Posted by: George Girod | October 10, 2011 at 02:31 PM
So you are trying to tell me that the military isn't mostly from the bottom 90%???
This isn't about "quintiles" anymore.
It is about 10% at the top verses 90% at the bottom.
And on top of that I don't beleive any of the published statistics.
I was in the military for 8 years and I am telling you straight that most of the enlisted were from families of modest means or just plain poor.
Isn't the Heritage Foundation a right wing think tank???
Can you say "propaganda"??
I believe 1/2 of what I see and none of what I hear.
I am well familiar with The Oath Keepers
Posted by: porge | October 10, 2011 at 02:51 PM
by the way I wouldn't even call it a volunteer military. I would call it a poverty draft military.
Posted by: porge | October 10, 2011 at 02:53 PM
"The military is comprised of the have nots.
Do you really think they are going to point guns at their own family and friends?"
Not only will they point their guns, they will fire, rape, plunder, and justify it by way of survival and self-superiority of force of will and arms during a time of crisis.

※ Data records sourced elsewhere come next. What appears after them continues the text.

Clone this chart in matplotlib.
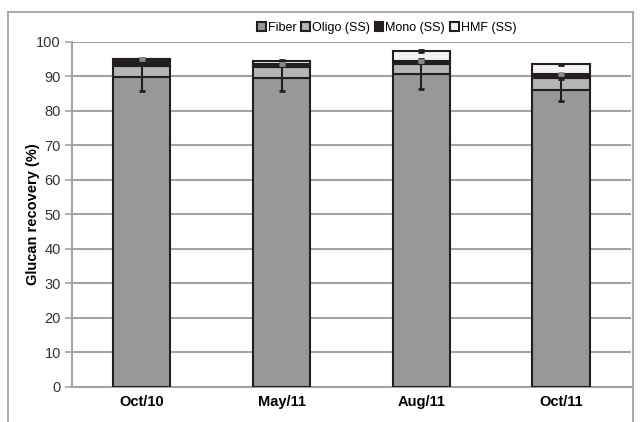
import numpy as np
import matplotlib
matplotlib.use('Agg')
from matplotlib import pyplot as plt
from matplotlib.lines import Line2D

plt.rcParams['font.family'] = ['Liberation Sans', 'DejaVu Sans']

# Harvest dates and glucan recovery fractions (%)
dates = ['Oct/10', 'May/11', 'Aug/11', 'Oct/11']
fiber = [89.9, 89.5, 90.7, 86.1]
oligo = [3.0, 3.3, 2.8, 3.5]
mono = [2.1, 0.9, 1.1, 1.0]
hmf = [0.1, 0.8, 2.8, 2.9]
fiber_err = [4.0, 3.7, 4.3, 3.2]
oligo_err = [0.3, 0.3, 0.3, 0.3]
hmf_err = [0.2, 0.2, 0.2, 0.2]

series = [('Fiber', fiber, '#97989a'),
          ('Oligo (SS)', oligo, '#b4b5b7'),
          ('Mono (SS)', mono, '#231f20'),
          ('HMF (SS)', hmf, '#f2f2f3')]

edge = '#231f20'
grid_col = '#a3a3a3'

fig = plt.figure(figsize=(6.41, 4.22), dpi=100)
ax = fig.add_axes([0.1123, 0.083, 0.872, 0.8175])

x = np.arange(len(dates))
bottom = np.zeros(len(dates))
for name, vals, col in series:
    ax.bar(x, vals, width=0.41, bottom=bottom, color=col, edgecolor=edge,
           linewidth=1.5, zorder=3, label=name)
    bottom = bottom + np.array(vals)

# error bars: fiber at its top, others at cumulative tops
ebkw = dict(fmt='none', ecolor=edge, elinewidth=1.5, capsize=2.5, capthick=2, zorder=4)
ax.errorbar(x, fiber, yerr=fiber_err, **ebkw)
oligo_top = np.array(fiber) + np.array(oligo) + np.array(mono)
ax.errorbar(x, oligo_top, yerr=oligo_err, fmt='none', ecolor='#8a8a8a',
            elinewidth=1.5, capsize=2.5, capthick=2, zorder=5)
ax.errorbar(x, bottom, yerr=hmf_err, **ebkw)

ax.set_ylim(0, 100)
ax.set_xlim(-0.5, len(dates) - 0.5)
ax.set_yticks(range(0, 101, 10))
ax.set_xticks(x)
ax.set_xticklabels(dates, fontsize=10.5, fontweight='bold')
ax.tick_params(axis='y', labelsize=10.5, colors='#333333', length=5,
               width=1.2, direction='out', color=grid_col, pad=3)
ax.tick_params(axis='x', which='major', length=0, pad=6)
ax.grid(axis='y', color=grid_col, linewidth=1.5, zorder=0)
ax.set_axisbelow(True)
for s in ['top', 'right']:
    ax.spines[s].set_visible(False)
for s in ['left', 'bottom']:
    ax.spines[s].set_color(grid_col)
    ax.spines[s].set_linewidth(1.5)
ax.set_ylabel('Glucan recovery (%)', fontsize=10.5, fontweight='bold')
ax.yaxis.set_label_coords(-0.058, 0.5)

leg = fig.legend(loc='center', bbox_to_anchor=(0.603, 0.934), ncol=4,
                 frameon=False, fontsize=9, handlelength=0.7, handleheight=0.7,
                 handletextpad=0.15, columnspacing=0.4)

# chart frame
for xs, ys in [([8, 8], [0, 410]), ([8, 633], [410, 410]), ([633, 633], [410, 0])]:
    fig.add_artist(Line2D(np.array(xs) / 641, np.array(ys) / 422,
                          color=grid_col, linewidth=1.3))

fig.savefig('out.png', dpi=100)
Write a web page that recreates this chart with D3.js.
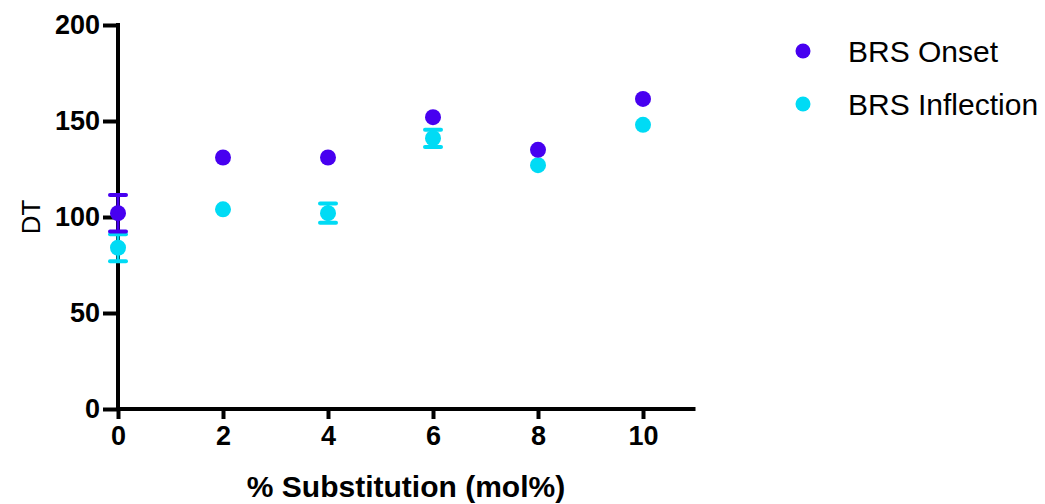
<!DOCTYPE html>
<html>
<head>
<meta charset="utf-8">
<script src="https://cdn.jsdelivr.net/npm/d3@7"></script>
<style>
  html, body { margin: 0; padding: 0; background: #fff; }
  svg { display: block; }
  text { font-family: "Liberation Sans", Arial, sans-serif; }
</style>
</head>
<body>
<svg id="chart" width="1045" height="504"></svg>
<script>
// Substitution levels (mol%)
const substitution = [0, 2, 4, 6, 8, 10];
// BRS onset DT values with error (+/-)
const onsetValues = [102, 131, 131, 152, 135, 161.5];
const onsetErrors = [9.5, 0, 0, 0, 0, 0];
// BRS inflection DT values with error (+/-)
const inflectionValues = [84, 104, 102, 141, 127, 148];
const inflectionErrors = [7, 0, 5, 4.5, 0, 0];

const xTicks = [0, 2, 4, 6, 8, 10];
const yTicks = [0, 50, 100, 150, 200];

const seriesNames = ["BRS Onset", "BRS Inflection"];
const seriesColors = ["#4700f0", "#00dbf5"];

const svg = d3.select("#chart");
const x = d3.scaleLinear().domain([0, 11]).range([118, 695.5]);
const y = d3.scaleLinear().domain([0, 200]).range([409, 25]);

// Y axis
const yAxis = svg.append("g")
  .attr("transform", `translate(${x(0)},0)`)
  .call(d3.axisLeft(y).tickValues(yTicks).tickSize(15).tickPadding(3).tickSizeOuter(0));
yAxis.select(".domain").attr("stroke", "#000").attr("stroke-width", 4)
  .attr("d", `M0,${y(0) + 2}V${y(200) - 2}`);
yAxis.selectAll(".tick line").attr("stroke", "#000").attr("stroke-width", 4);
yAxis.selectAll(".tick text")
  .attr("font-size", 27).attr("font-weight", "bold").attr("fill", "#000")
  .attr("font-family", "Liberation Sans, Arial, sans-serif");

// X axis
const xAxis = svg.append("g")
  .attr("transform", `translate(0,${y(0)})`)
  .call(d3.axisBottom(x).tickValues(xTicks).tickSize(10).tickPadding(7).tickSizeOuter(0));
xAxis.select(".domain").attr("stroke", "#000").attr("stroke-width", 4)
  .attr("d", `M${x(0) - 2},0H${x(11)}`);
xAxis.selectAll(".tick line").attr("stroke", "#000").attr("stroke-width", 4);
xAxis.selectAll(".tick text")
  .attr("font-size", 27).attr("font-weight", "bold").attr("fill", "#000")
  .attr("font-family", "Liberation Sans, Arial, sans-serif");

// Axis titles
svg.append("text")
  .attr("x", 406).attr("y", 497)
  .attr("text-anchor", "middle")
  .attr("font-size", 30).attr("font-weight", "bold")
  .text("% Substitution (mol%)");

svg.append("text")
  .attr("transform", `translate(40,${y(100)}) rotate(-90)`)
  .attr("text-anchor", "middle")
  .attr("font-size", 26)
  .text("DT");

// Data series (inflection drawn first so onset sits on top)
const series = [
  { values: onsetValues, errors: onsetErrors, color: seriesColors[0] },
  { values: inflectionValues, errors: inflectionErrors, color: seriesColors[1] }
];

[series[1], series[0]].forEach(s => {
  const pts = substitution.map((sv, i) => ({ x: sv, v: s.values[i], e: s.errors[i] }));
  const g = svg.append("g");
  const withErr = pts.filter(p => p.e > 0);
  g.selectAll("line.stem").data(withErr).join("line")
    .attr("x1", d => x(d.x)).attr("x2", d => x(d.x))
    .attr("y1", d => y(d.v + d.e)).attr("y2", d => y(d.v - d.e))
    .attr("stroke", s.color).attr("stroke-width", 3);
  ["top", "bottom"].forEach(side => {
    g.selectAll("line.cap-" + side).data(withErr).join("line")
      .attr("x1", d => x(d.x) - 8).attr("x2", d => x(d.x) + 8)
      .attr("y1", d => y(side === "top" ? d.v + d.e : d.v - d.e))
      .attr("y2", d => y(side === "top" ? d.v + d.e : d.v - d.e))
      .attr("stroke", s.color).attr("stroke-width", 4).attr("stroke-linecap", "round");
  });
  g.selectAll("circle").data(pts).join("circle")
    .attr("cx", d => x(d.x)).attr("cy", d => y(d.v))
    .attr("r", 8).attr("fill", s.color);
});

// Legend
const legend = svg.append("g");
seriesNames.forEach((name, i) => {
  const ly = 51 + i * 53;
  legend.append("circle").attr("cx", 803).attr("cy", ly).attr("r", 7.5).attr("fill", seriesColors[i]);
  legend.append("text").attr("x", 848).attr("y", ly + 11)
    .attr("font-size", 30).attr("fill", "#000").text(name);
});
</script>
</body>
</html>
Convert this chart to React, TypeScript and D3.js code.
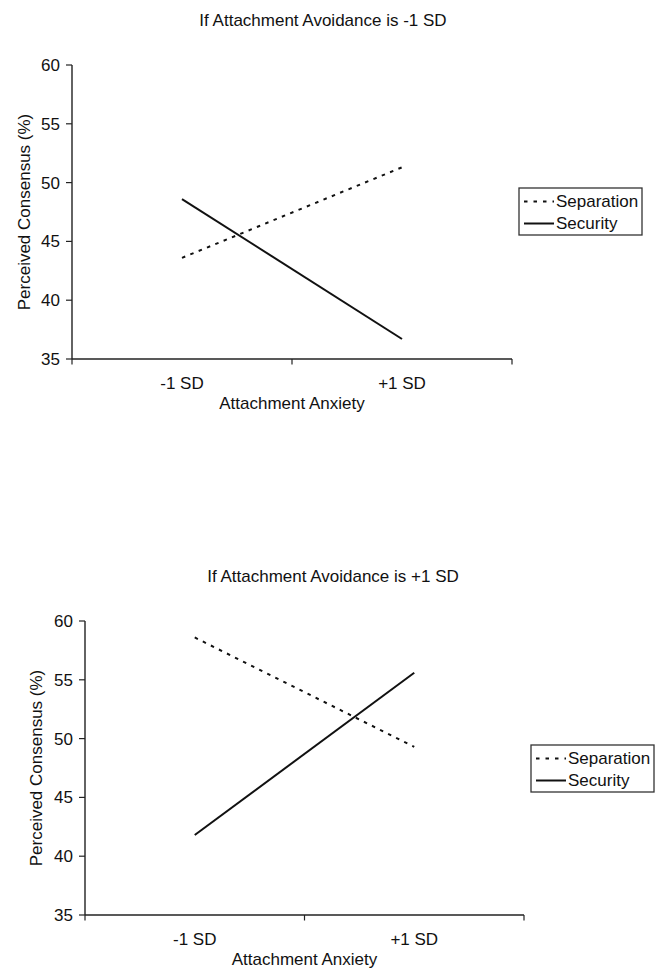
import React from "react";
import * as d3 from "d3";

const categories = ["-1 SD", "+1 SD"];
const yTicks = [35, 40, 45, 50, 55, 60];
const seriesNames = ["Separation", "Security"];
const titles = ["If Attachment Avoidance is -1 SD", "If Attachment Avoidance is +1 SD"];
const lowAvoidSeparation = [43.6, 51.3];
const lowAvoidSecurity = [48.6, 36.7];
const highAvoidSeparation = [58.6, 49.3];
const highAvoidSecurity = [41.8, 55.6];

const FONT = "'Liberation Sans', Arial, Helvetica, sans-serif";
const FS = 17;
const DASH = "3.5,5.5";

type PanelProps = {
  left: number; right: number; top: number; bottom: number;
  titleX: number; title: string;
  separation: number[]; security: number[];
  legendX: number; legendY: number; yLabelX: number;
};

function Panel(p: PanelProps) {
  const x = d3.scaleBand<string>().domain(categories).range([p.left, p.right]).padding(0);
  const y = d3.scaleLinear().domain([35, 60]).range([p.bottom, p.top]);
  const cx = (c: string) => (x(c) as number) + x.bandwidth() / 2;
  const line = d3.line<[string, number]>().x(d => cx(d[0])).y(d => y(d[1]));
  const sepPts = categories.map((c, i) => [c, p.separation[i]] as [string, number]);
  const secPts = categories.map((c, i) => [c, p.security[i]] as [string, number]);
  const boundaries = [p.left, ...categories.map(c => (x(c) as number) + x.bandwidth())];
  const midY = (p.top + p.bottom) / 2;
  const lw = 123, lh = 47;
  return (
    <g fontFamily={FONT} fontSize={FS} fill="#111" stroke="none">
      <text x={p.titleX} y={p.top - 39} textAnchor="middle">{p.title}</text>
      {/* y axis */}
      <line x1={p.left} x2={p.left} y1={p.top} y2={p.bottom} stroke="#222" strokeWidth={1.4} />
      {yTicks.map(t => (
        <g key={t}>
          <line x1={p.left - 6} x2={p.left} y1={y(t)} y2={y(t)} stroke="#222" strokeWidth={1.2} />
          <text x={p.left - 12} y={y(t)} dy="0.35em" textAnchor="end">{t}</text>
        </g>
      ))}
      {/* x axis */}
      <line x1={p.left} x2={p.right} y1={p.bottom} y2={p.bottom} stroke="#222" strokeWidth={1.4} />
      {boundaries.map((b, i) => (
        <line key={i} x1={b} x2={b} y1={p.bottom} y2={p.bottom + 5.5} stroke="#222" strokeWidth={1.2} />
      ))}
      {categories.map(c => (
        <text key={c} x={cx(c)} y={p.bottom + 29.5} textAnchor="middle">{c}</text>
      ))}
      <text x={(p.left + p.right) / 2} y={p.bottom + 50} textAnchor="middle">Attachment Anxiety</text>
      <text transform={`translate(${p.yLabelX},${midY}) rotate(-90)`} textAnchor="middle">Perceived Consensus (%)</text>
      {/* data */}
      <path d={line(sepPts) || ""} fill="none" stroke="#111" strokeWidth={2} strokeDasharray={DASH} />
      <path d={line(secPts) || ""} fill="none" stroke="#111" strokeWidth={2} />
      {/* legend */}
      <rect x={p.legendX} y={p.legendY} width={lw} height={lh} fill="white" stroke="#333" strokeWidth={1.3} />
      {seriesNames.map((s, i) => {
        const ry = p.legendY + 13.5 + i * 22;
        return (
          <g key={s}>
            <line x1={p.legendX + 5} x2={p.legendX + 35} y1={ry} y2={ry} stroke="#111" strokeWidth={2}
              strokeDasharray={i === 0 ? "3.5,6" : undefined} />
            <text x={p.legendX + 37} y={ry} dy="0.35em">{s}</text>
          </g>
        );
      })}
    </g>
  );
}

export default function App() {
  return (
    <svg width={659} height={979} style={{ position: "absolute", left: 0, top: 0, background: "white" }}>
      <rect width={659} height={979} fill="white" />
      <Panel left={72} right={512} top={65} bottom={359} titleX={323} title={titles[0]}
        separation={lowAvoidSeparation} security={lowAvoidSecurity}
        legendX={519} legendY={188} yLabelX={30} />
      <Panel left={85} right={524} top={621} bottom={915} titleX={333} title={titles[1]}
        separation={highAvoidSeparation} security={highAvoidSecurity}
        legendX={531} legendY={745} yLabelX={42} />
    </svg>
  );
}
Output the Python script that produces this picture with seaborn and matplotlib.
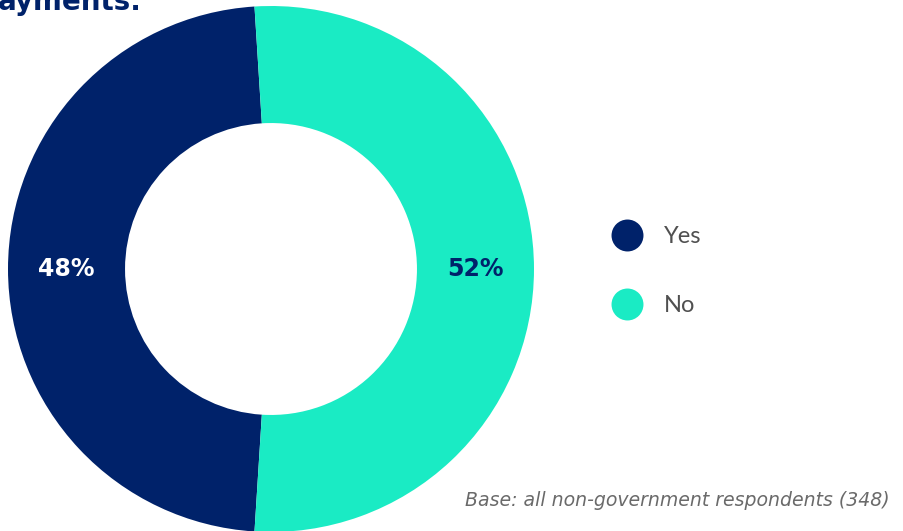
import matplotlib
matplotlib.use("Agg")
import matplotlib.pyplot as plt
from matplotlib.lines import Line2D
import seaborn as sns

# Survey answers
categories = ["Yes", "No"]
shares = [48, 52]
title_fragment = "ayments."
base_note = "Base: all non-government respondents (348)"

NAVY = "#00226A"
TEAL = "#1AEBC4"

sns.set_theme(style="white")
plt.rcParams["font.family"] = ["Lato", "DejaVu Sans"]
palette = sns.color_palette([NAVY, TEAL])

W, H = 904, 531
fig = plt.figure(figsize=(W / 100, H / 100), dpi=100)
fig.patch.set_facecolor("white")

# Donut axes: centre (271, 269) px, outer radius 263 px
cx, cy, r = 271, 269, 263
ax = fig.add_axes([(cx - r) / W, (H - cy - r) / H, 2 * r / W, 2 * r / H])
ax.axis("off")

# centre the "Yes" wedge on the left side
start = 180 - shares[0] * 360 / 100 / 2
wedges, _, autotexts = ax.pie(
    shares,
    colors=palette,
    startangle=start,
    counterclock=True,
    radius=1,
    wedgeprops=dict(width=0.445, edgecolor="none"),
    autopct=lambda p: f"{p:.0f}%",
    pctdistance=0.7775,
)
ax.set_xlim(-1, 1)
ax.set_ylim(-1, 1)
ax.set_aspect("equal")

label_colors = ["white", NAVY]
for t, c in zip(autotexts, label_colors):
    t.set_color(c)
    t.set_fontsize(17)
    t.set_fontweight("bold")
    t.set_family(["DejaVu Sans"])
    t.set_ha("center")
    t.set_va("center")

# Legend with round markers
handles = [
    Line2D([], [], marker="o", linestyle="none", markersize=23,
           markerfacecolor=col, markeredgecolor="none")
    for col in palette
]
leg = fig.legend(
    handles, categories,
    loc="center left",
    bbox_to_anchor=(592 / W, 1 - 271 / H),
    frameon=False,
    handlelength=1.2,
    handletextpad=0.95,
    labelspacing=2.05,
    prop=dict(family=["Lato", "DejaVu Sans"], size=17),
)
for txt in leg.get_texts():
    txt.set_color("#505050")

# Heading line clipped at the top edge
fig.text(-2 / W, 1 - 10 / H, title_fragment, ha="left", va="baseline",
         fontsize=20, fontweight="bold", color=NAVY,
         family=["DejaVu Sans"])

# Base note
fig.text(890 / W, 1 - 500 / H, base_note, ha="right", va="center",
         fontsize=13.6, style="italic", color="#6a6a6a",
         family=["DejaVu Sans"])

fig.savefig("out.png", dpi=100, facecolor="white")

It is not difficult during a time of crisis and durable privation to condition and reward a strong sense of martial superiority by way of numbers and force among young males. Demand of them loyalty, courage, and results, and reward them with food, drink, warm, dry shelter, females, and the admiration of their peers, and you have a force that will walk into and on fire for you.
Execute a few here and there for insubordination, endangering others, and disloyalty to make examples of them to reinforce the discipline for good measure.
Select an undesirable social group or groups to be singled out for derision and to blame for difficult times and let the boys take out their frustrations on the out-group, for example, banksters, intellectual apologists, immigrants, and the like today.
Mind you, I am not advocating such a system but describing some of the more common characteristics of the martial/warrior mentality one finds in the the world today and throughout history.